Of course, for some political aficionados these conferences are absolute bliss. But I have never shared that view – not least because I have always regarded political parties as a somewhat unfortunate necessity of modern, representative liberal democracy rather than as one of its pleasures. And partly also because I have (I suspect also in common with many readers) quite a strong aversion to enormous gatherings of like-minded people of any kind, preferring quiet conversations between friends of differing dispositions and peaceful ramblings across the countryside as a way of passing time when not engaged in serious work.
Nevertheless, I am compelled to admit that these strange events do have an important part to play in our democracy.
It strikes me very forcibly when I talk to groups of West Dorset students who have come up to see parliament or when I address student audiences in universities that the way we teach and learn about the constitution, both in the UK and in other countries, tends to dwell on institutions (government, parliament, judiciary, local government) and on electoral systems (first-past-the post, proportional representation and so forth), as if these were the only available building blocks of a democracy – whereas, in reality no liberal democracy could function in a state with many millions of people if there were not party organisations and party candidates. And no parliament or congress could function efficiently in the modern world if the members of that institution were not grouped into relatively stable party blocs.
I think it is in fact important that we remedy this deficiency in the way that our constitution is usually analysed and explained – not least because it lends credence to the increasingly fashionable view that there is something disreputable about party discipline, party loyalty and a party line.
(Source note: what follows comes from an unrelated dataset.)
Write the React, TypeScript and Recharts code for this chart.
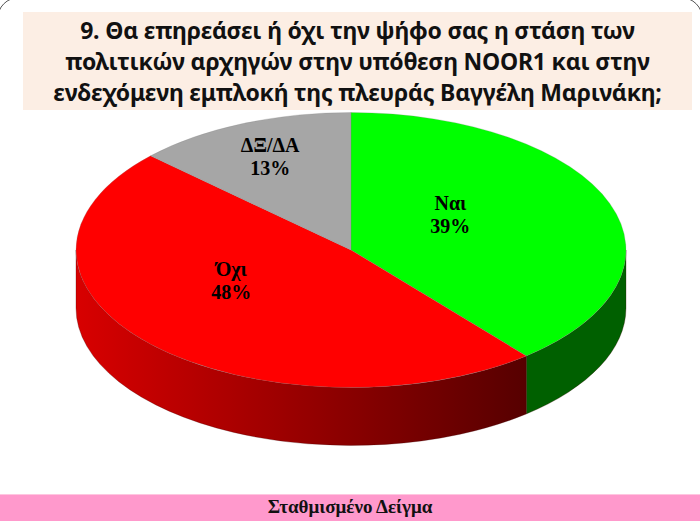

The truth is that no electorate can be expected to choose a government in a parliamentary system if they are not presented with a relatively clear choice between competing propositions about how the country should be governed following that election – and this inevitably entails the formulation of, and broad adherence to, competing party lines by followers of each party who have at least some measure of discipline and loyalty.
So the party conferences, at which these lines are exposed and are subject to discussion by a wide range of people within each party do perform a significant role in enabling our democracy to function properly.
One does not have to love them in order to recognise their utility.